When Did the UX of Streaming Become So Hostile?

By Mad Team on November 26, 2025

Somewhere between binge fatigue and autoplay tyranny, streaming platforms declared war on their own users. It’s subtle at first—just a hovering preview you didn’t ask for, a nudging carousel of content you’ll never watch, or a new UI update that hides your watchlist four taps deep. But it's not a glitch. It's a design decision. And it's making us all a little bit angrier.

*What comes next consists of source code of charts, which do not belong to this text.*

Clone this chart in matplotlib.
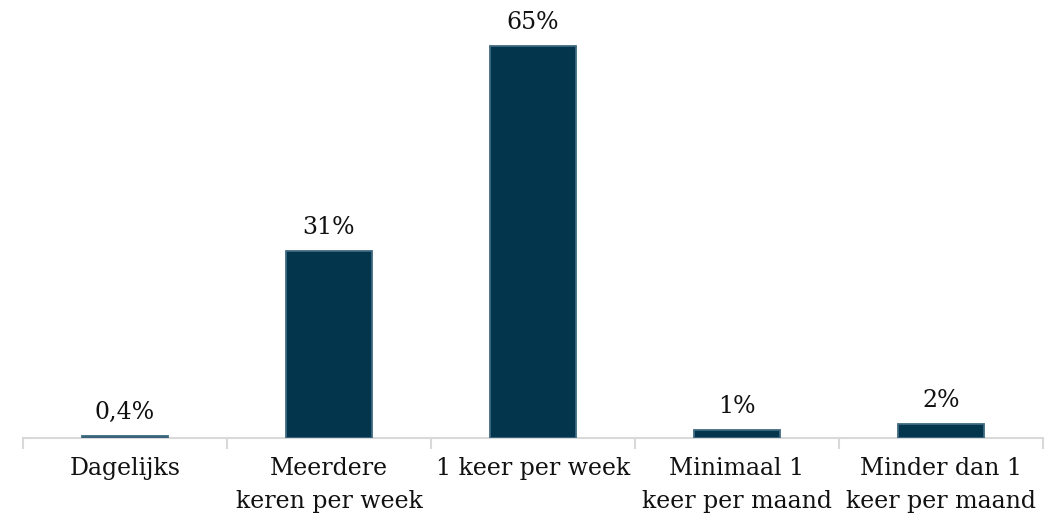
import matplotlib
matplotlib.use("Agg")
import matplotlib.pyplot as plt

categories = ["Dagelijks", "Meerdere\nkeren per week", "1 keer per week",
              "Minimaal 1\nkeer per maand", "Minder dan 1\nkeer per maand"]
values = [0.4, 31, 65, 1.3, 2.3]
labels = ["0,4%", "31%", "65%", "1%", "2%"]

bar_color = "#03354d"
plt.rcParams['font.family'] = ['DejaVu Serif']

fig = plt.figure(figsize=(10.61, 5.25), dpi=100)
ax = fig.add_axes([23/1061, 87/525, 1020/1061, 438/525])

x = list(range(len(categories)))
bars = ax.bar(x, values, width=0.42, color=bar_color, edgecolor="#3f6a80",
              linewidth=1.3, zorder=3)

ax.set_xlim(-0.5, len(categories) - 0.5)
ax.set_ylim(0, 65 * 438 / 392)

for xi, v, lab in zip(x, values, labels):
    ax.annotate(lab, (xi, v), xytext=(0, 8.5), textcoords="offset points",
                ha="center", va="bottom", fontsize=17, color="#111111")

for s in ["top", "right", "left"]:
    ax.spines[s].set_visible(False)
ax.spines["bottom"].set_color("#d9d9d9")
ax.spines["bottom"].set_linewidth(1.5)
ax.set_yticks([])
ax.set_xticks(x)
ax.set_xticklabels(categories, fontsize=17, color="#111111", linespacing=1.55)
ax.tick_params(axis="x", which="major", length=0, pad=14)
ax.set_xticks([i - 0.5 for i in range(len(categories) + 1)], minor=True)
ax.tick_params(axis="x", which="minor", length=8, width=1.5, color="#d9d9d9")

fig.savefig("out.png", dpi=100)
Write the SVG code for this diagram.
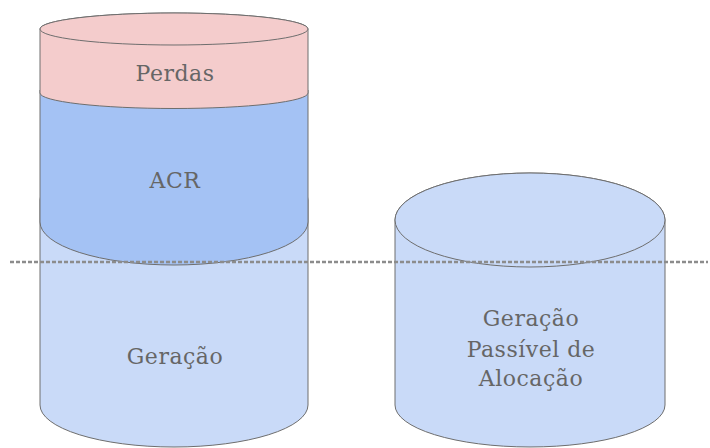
<svg xmlns="http://www.w3.org/2000/svg" width="710" height="448" viewBox="0 0 710 448">
  <style>
    .edge { stroke: #6e6e6e; stroke-width: 1; }
    .gen { fill: #c9daf8; }
    .acr { fill: #a4c2f4; }
    .loss { fill: #f4cccc; }
    .label { font-family: "DejaVu Serif", "Liberation Serif", serif; font-size: 22px; fill: #666666; text-anchor: middle; letter-spacing: 0.5px; }
    .guide { stroke: #8c8c8c; stroke-width: 2.5; stroke-dasharray: 4 2; fill: none; }
  </style>
  <rect width="710" height="448" fill="#ffffff"/>

  <!-- Left stack: generation base -->
  <g id="geracao">
    <path class="gen edge" d="M40 200 L40 405 A134 42 0 0 0 308 405 L308 200 A134 42 0 0 0 40 200 Z"/>
    <text class="label" x="175" y="364">Geração</text>
  </g>

  <!-- Left stack: ACR band -->
  <g id="acr">
    <path class="acr" d="M40 90 L40 222 A134 43 0 0 0 308 222 L308 90 Z"/>
    <path class="edge" fill="none" d="M40 90 L40 222 A134 43 0 0 0 308 222 L308 90"/>
    <text class="label" x="175" y="188">ACR</text>
  </g>

  <!-- Left stack: losses on top -->
  <g id="perdas">
    <path class="loss edge" d="M40 29 L40 93 A134 15.5 0 0 0 308 93 L308 29 A134 16 0 0 0 40 29 Z"/>
    <ellipse class="loss edge" cx="174" cy="29" rx="134" ry="16"/>
    <text class="label" x="175" y="81">Perdas</text>
  </g>

  <!-- Right cylinder -->
  <g id="geracao-alocacao">
    <path class="gen edge" d="M395 220 L395 405 A135 42 0 0 0 665 405 L665 220 A135 47 0 0 0 395 220 Z"/>
    <ellipse class="gen edge" cx="530" cy="220" rx="135" ry="47"/>
    <text class="label" x="531" y="326">Geração</text>
    <text class="label" x="531" y="357">Passível de</text>
    <text class="label" x="531" y="386">Alocação</text>
  </g>

  <!-- Reference level line -->
  <g id="connectors">
    <line class="guide" x1="10" y1="262" x2="708" y2="262"/>
  </g>
</svg>
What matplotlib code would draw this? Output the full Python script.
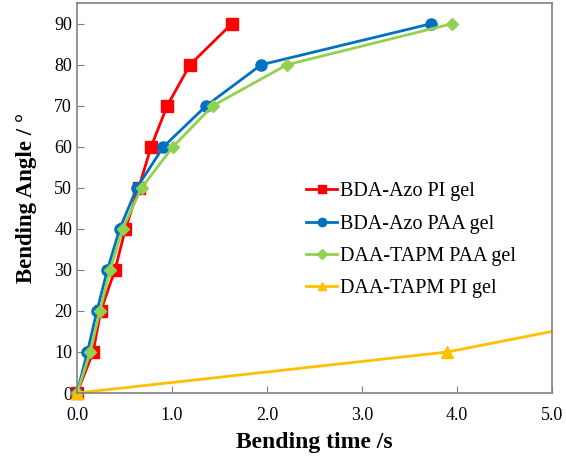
import matplotlib.pyplot as plt

plt.rcParams['font.family'] = ['Liberation Serif', 'DejaVu Serif']

# Bending time (s) vs bending angle (deg)
angle = [0, 10, 20, 30, 40, 50, 60, 70, 80, 90]
t_bda_pi = [0, 0.17, 0.25, 0.40, 0.51, 0.65, 0.78, 0.95, 1.19, 1.63]
t_bda_paa = [0, 0.11, 0.21, 0.32, 0.45, 0.63, 0.91, 1.36, 1.94, 3.73]
t_daa_paa = [0, 0.14, 0.24, 0.35, 0.48, 0.68, 1.01, 1.43, 2.21, 3.95]
t_daa_pi = [0, 3.9, 6.1]
angle_daa_pi = [0, 10, 20]

fig, ax = plt.subplots(figsize=(5.66, 4.57), dpi=100)
fig.subplots_adjust(left=0.136, right=0.975, top=0.993, bottom=0.14)

ax.plot(t_bda_pi, angle, color='#ff0000', marker='s', markersize=8, lw=2,
        clip_on=False, label='BDA-Azo PI gel')
ax.plot(t_bda_paa, angle, color='#0070c0', marker='o', markersize=8, lw=2,
        clip_on=False, label='BDA-Azo PAA gel')
ax.plot(t_daa_paa, angle, color='#92d050', marker='D', markersize=6.5, lw=2,
        clip_on=False, label='DAA-TAPM PAA gel')
ax.plot(t_daa_pi, angle_daa_pi, color='#ffc000', lw=2, label='DAA-TAPM PI gel',
        marker='^', markersize=8)
# origin marker for the yellow series is drawn unclipped
ax.plot(t_daa_pi[:1], angle_daa_pi[:1], color='#ffc000', marker='^', markersize=8,
        ls='none', clip_on=False)

ax.set_xlim(0, 5)
ax.set_ylim(0, 95)
ax.set_xticks([0, 1, 2, 3, 4, 5])
ax.set_xticklabels(['0.0', '1.0', '2.0', '3.0', '4.0', '5.0'])
ax.set_yticks(range(0, 100, 10))
ax.tick_params(direction='in', labelsize=13, length=5, color='#808080')
ax.tick_params(axis='x', pad=10)
for lab in ax.get_xticklabels() + ax.get_yticklabels():
    lab.set_fontfamily(['Liberation Serif', 'DejaVu Serif'])
for s in ax.spines.values():
    s.set_color('#808080')
    s.set_linewidth(1.2)

ax.set_xlabel('Bending time /s', fontsize=17, fontweight='bold', labelpad=6)
ax.set_ylabel('Bending Angle / °', fontsize=16.5, fontweight='bold', labelpad=12)

handles, labels = ax.get_legend_handles_labels()
ax.legend(handles[:4], labels[:4], loc='center left', bbox_to_anchor=(0.445, 0.392),
          frameon=False, fontsize=14.5, handlelength=1.5, handletextpad=0.15,
          labelspacing=0.66, markerscale=0.75)

plt.savefig('out.png')
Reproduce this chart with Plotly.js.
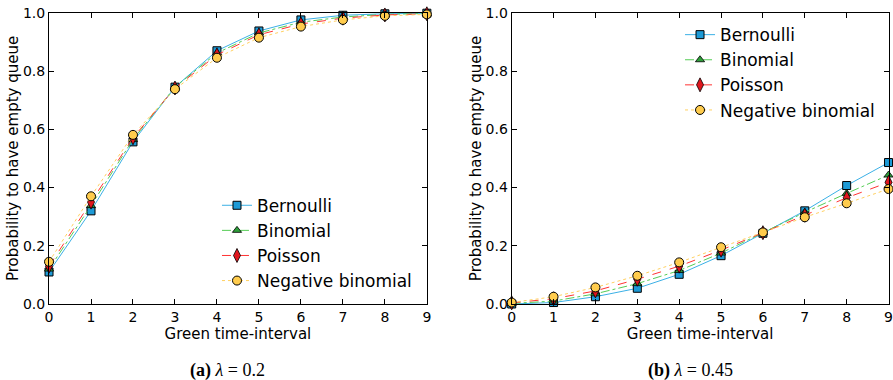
<!DOCTYPE html>
<html>
<head>
<meta charset="utf-8">
<script src="https://cdn.plot.ly/plotly-3.0.1.min.js"></script>
<style>html,body{margin:0;padding:0;background:#fff;}#chart{width:893px;height:380px;}</style>
</head>
<body>
<div id="chart"></div>
<script>
// ---- data ----
const intervals = [0, 1, 2, 3, 4, 5, 6, 7, 8, 9];
const seriesNames = ["Bernoulli", "Binomial", "Poisson", "Negative binomial"];

// (a) lambda = 0.2
const bernoulliA = [0.110, 0.320, 0.557, 0.745, 0.870, 0.938, 0.976, 0.992, 0.997, 0.999];
const binomialA  = [0.120, 0.338, 0.565, 0.745, 0.862, 0.931, 0.968, 0.986, 0.995, 0.998];
const poissonA   = [0.130, 0.350, 0.571, 0.742, 0.856, 0.925, 0.962, 0.982, 0.993, 0.997];
const negbinA    = [0.145, 0.370, 0.581, 0.738, 0.846, 0.915, 0.953, 0.976, 0.990, 0.995];

// (b) lambda = 0.45
const bernoulliB = [0.000, 0.005, 0.025, 0.054, 0.102, 0.166, 0.243, 0.320, 0.407, 0.486];
const binomialB  = [0.002, 0.010, 0.035, 0.070, 0.115, 0.175, 0.245, 0.315, 0.380, 0.443];
const poissonB   = [0.004, 0.018, 0.045, 0.085, 0.130, 0.185, 0.245, 0.305, 0.365, 0.418];
const negbinB    = [0.005, 0.025, 0.057, 0.097, 0.143, 0.195, 0.246, 0.298, 0.346, 0.395];

const captionA = "<b>(a)</b> <i>λ</i> = 0.2";
const captionB = "<b>(b)</b> <i>λ</i> = 0.45";
const xTitle = "Green time-interval";
const yTitle = "Probability to have empty queue";

// ---- styles ----
const styles = [
  {line: {color: "#3bb0e6", width: 1, dash: "solid"}, marker: {symbol: "square", size: 8, color: "#1d9ad6", line: {color: "#000", width: 1}}},
  {line: {color: "#55cc55", width: 1, dash: "dashdot"}, marker: {symbol: "triangle-up", size: 8, color: "#2e9e3a", line: {color: "#000", width: 0.8}}},
  {line: {color: "#ff3333", width: 1, dash: "dash"}, marker: {symbol: "diamond-tall", size: 10, color: "#e0161e", line: {color: "#000", width: 0.8}}},
  {line: {color: "#ffd060", width: 1, dash: "dot"}, marker: {symbol: "circle", size: 9, color: "#ffcc4d", line: {color: "#000", width: 1}}}
];

const dataA = [bernoulliA, binomialA, poissonA, negbinA];
const dataB = [bernoulliB, binomialB, poissonB, negbinB];

const traces = [];
dataA.forEach((ys, i) => traces.push({
  x: intervals, y: ys, name: seriesNames[i], type: "scatter", mode: "lines+markers",
  xaxis: "x", yaxis: "y", legend: "legend",
  line: styles[i].line, marker: styles[i].marker, cliponaxis: false
}));
dataB.forEach((ys, i) => traces.push({
  x: intervals, y: ys, name: seriesNames[i], type: "scatter", mode: "lines+markers",
  xaxis: "x2", yaxis: "y2", legend: "legend2",
  line: styles[i].line, marker: styles[i].marker, cliponaxis: false
}));

const tickFont = {family: "DejaVu Sans", size: 14, color: "#000"};
const titleFont = {family: "DejaVu Sans", size: 15, color: "#000"};

function xAxis(domain, anchor) {
  return {
    domain: domain, anchor: anchor, range: [0, 9], tickmode: "linear", tick0: 0, dtick: 1,
    ticks: "inside", ticklen: 5, tickwidth: 1, tickcolor: "#000", mirror: "allticks",
    showline: true, linecolor: "#000", linewidth: 1, showgrid: false, zeroline: false,
    tickfont: tickFont, title: {text: xTitle, font: titleFont, standoff: 0}
  };
}
function yAxis(anchor) {
  return {
    domain: [0.2, 0.966], anchor: anchor, range: [0, 1], tickmode: "linear", tick0: 0, dtick: 0.2,
    tickformat: ".1f", ticks: "inside", ticklen: 5, tickwidth: 1, tickcolor: "#000", mirror: "allticks",
    showline: true, linecolor: "#000", linewidth: 1, showgrid: false, zeroline: false,
    tickfont: tickFont, title: {text: yTitle, font: titleFont, standoff: 0}
  };
}

const legendBase = {
  font: {family: "DejaVu Sans", size: 17, color: "#000"}, bgcolor: "rgba(255,255,255,0)",
  borderwidth: 0, traceorder: "normal", xanchor: "left", yanchor: "top",
  itemwidth: 30
};

const layout = {
  width: 893, height: 380, margin: {l: 0, r: 0, t: 0, b: 0},
  paper_bgcolor: "#fff", plot_bgcolor: "#fff", showlegend: true,
  xaxis: xAxis([0.0549, 0.478], "y"),
  yaxis: yAxis("x"),
  xaxis2: xAxis([0.573, 0.995], "y2"),
  yaxis2: yAxis("x2"),
  legend: Object.assign({}, legendBase, {x: 0.243, y: 0.506}),
  legend2: Object.assign({}, legendBase, {x: 0.7615, y: 0.955}),
  annotations: [
    {text: captionA, xref: "paper", yref: "paper", x: 228 / 893, y: 1 - 370 / 380, xanchor: "center", yanchor: "middle",
     showarrow: false, font: {family: "Liberation Serif", size: 18, color: "#000"}},
    {text: captionB, xref: "paper", yref: "paper", x: 690 / 893, y: 1 - 370 / 380, xanchor: "center", yanchor: "middle",
     showarrow: false, font: {family: "Liberation Serif", size: 18, color: "#000"}}
  ]
};

Plotly.newPlot("chart", traces, layout, {staticPlot: true, displayModeBar: false});
</script>
</body>
</html>
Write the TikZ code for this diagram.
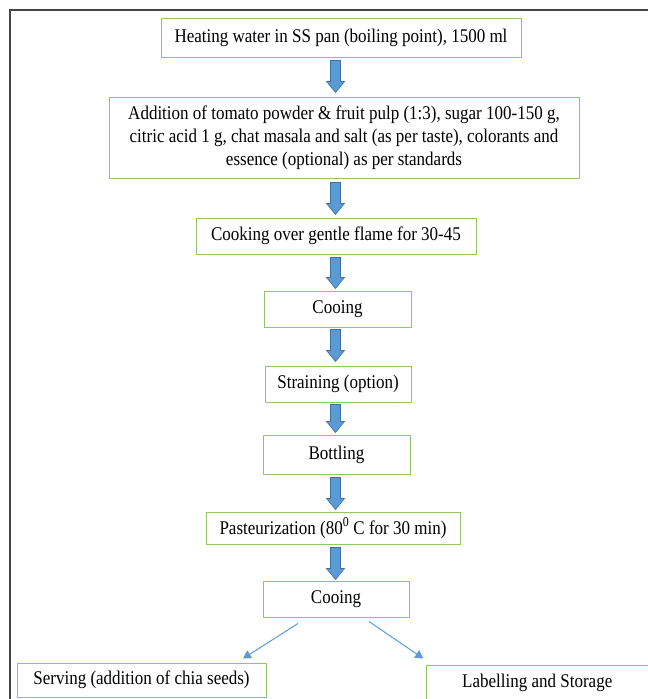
\documentclass[tikz,border=0pt]{standalone}
\usepackage{fontspec}
\usepackage{graphicx}
\setmainfont{Liberation Serif}
\usetikzlibrary{calc,arrows.meta}
\definecolor{boxgreen}{RGB}{146,198,106}
\definecolor{arrowblue}{RGB}{91,155,213}
\definecolor{arrowedge}{RGB}{65,113,156}
\definecolor{framegray}{RGB}{70,70,70}
\newcommand{\st}[1]{\scalebox{1}[1.14]{#1}}
\tikzset{
  stepbox/.style={draw=boxgreen, line width=1pt, fill=white, inner sep=0pt,
    font=\fontsize{17}{23}\selectfont, align=center, anchor=center},
  barrowstyle/.style={fill=arrowblue, draw=arrowedge, line width=0.6pt, line join=miter},
  thinarrow/.style={draw=arrowblue, line width=1pt, -{Triangle[width=9pt,length=8pt]}},
}
\newcommand{\barrow}[2]{%
  \filldraw[barrowstyle] let \p1=#1, \p2=#2 in
   (\x1-5pt,\y1) -- (\x1+5pt,\y1) -- (\x1+5pt,\y2+11pt) -- (\x1+9pt,\y2+11pt)
   -- (\x1,\y2) -- (\x1-9pt,\y2+11pt) -- (\x1-5pt,\y2+11pt) -- cycle;}
\begin{document}
\begin{tikzpicture}[x=1pt,y=-1pt]
\useasboundingbox (0,0) rectangle (648,699);
\clip (0,0) rectangle (648,699);
\fill[white] (0,0) rectangle (648,699);
% frame
\draw[framegray, line width=2pt] (10,720) -- (10,9.5) -- (670,9.5);
% boxes
\node[stepbox, minimum width=360pt, minimum height=39pt] (b1) at (341,37.5) {\st{Heating water in SS pan (boiling point), 1500 ml}};
\node[stepbox, minimum width=470pt, minimum height=81pt] (b2) at (344,137.5) {\st{Addition of tomato powder \& fruit pulp (1:3), sugar 100-150 g,}\\ \st{citric acid 1 g, chat masala and salt (as per taste), colorants and}\\ \st{essence (optional) as per standards}};
\node[stepbox, minimum width=280pt, minimum height=36pt] (b3) at (336,236) {\st{Cooking over gentle flame for 30-45}};
\node[stepbox, minimum width=147pt, minimum height=36pt] (b4) at (337.5,309) {\st{Cooing}};
\node[stepbox, minimum width=146pt, minimum height=36pt] (b5) at (338,384) {\st{Straining (option)}};
\node[stepbox, minimum width=147pt, minimum height=39pt] (b6) at (336.5,454.5) {\st{Bottling}};
\node[stepbox, minimum width=254pt, minimum height=32pt] (b7) at (333,528) {\st{Pasteurization (80\textsuperscript{0} C for 30 min)}};
\node[stepbox, minimum width=146pt, minimum height=36pt] (b8) at (336,599) {\st{Cooing}};
\node[stepbox, minimum width=249pt, minimum height=34pt] (b9) at (141.5,680) {\st{Serving (addition of chia seeds)}};
\node[stepbox, minimum width=222.5pt, minimum height=35pt] (b10) at (537.25,682.5) {\st{Labelling and Storage}};
% arrow axis
\coordinate (ax) at (335.5,0);
\barrow{($(b1.south -| ax)+(0,3)$)}{($(b2.north -| ax)+(0,-4)$)}
\barrow{($(b2.south -| ax)+(0,4)$)}{($(b3.north -| ax)+(0,-3)$)}
\barrow{($(b3.south -| ax)+(0,3)$)}{($(b4.north -| ax)+(0,-2)$)}
\barrow{($(b4.south -| ax)+(0,2)$)}{($(b5.north -| ax)+(0,-4)$)}
\barrow{($(b5.south -| ax)+(0,2)$)}{($(b6.north -| ax)+(0,-2)$)}
\barrow{($(b6.south -| ax)+(0,3)$)}{($(b7.north -| ax)+(0,-2)$)}
\barrow{($(b7.south -| ax)+(0,3)$)}{($(b8.north -| ax)+(0,-1)$)}
% thin arrows
\coordinate (sl) at ($(b8.south)+(-38,6)$);
\coordinate (sr) at ($(b8.south)+(33,4)$);
\draw[thinarrow] (sl) -- ($(b9.north)+(101.5,-4)$);
\draw[thinarrow] (sr) -- ($(b10.north)+(-114,-6)$);
\end{tikzpicture}
\end{document}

I started noticing it earlier this year when my partner, a notoriously passive tech user, hurled the remote across the couch after being asked—again—if she wanted to upgrade to "Super Premium" access for early episodes. She wasn’t even done with Season 2. Something has changed. Navigation is slower. Interfaces are louder. They beg for interactions when really, I just want to watch a half-hour food doco without being harassed about the next Marvel spinoff.

Here’s the strange part. The design teams behind these platforms are the best-paid, most scrutinised squads in tech. They A/B test everything. They know where your eyeballs go before you do. Which means all these choices—the clutter, the pop-ups, the aggressive upselling—are deliberate. Streaming UX used to be built on trust: if we made content easy to access, people would stay. Now, it's built on interruption.

And we let it happen. Netflix trained us to expect autoplay. Disney+ trained us to expect spinoffs. Now every interface assumes we’re children who need help deciding between a Thai horror short and another round of The Office. I’m not nostalgic for 2014, but I do miss feeling like the platform was working for me, not against my attention span. Maybe in 2025, good design isn’t quiet anymore. It’s needy. And it’s loud.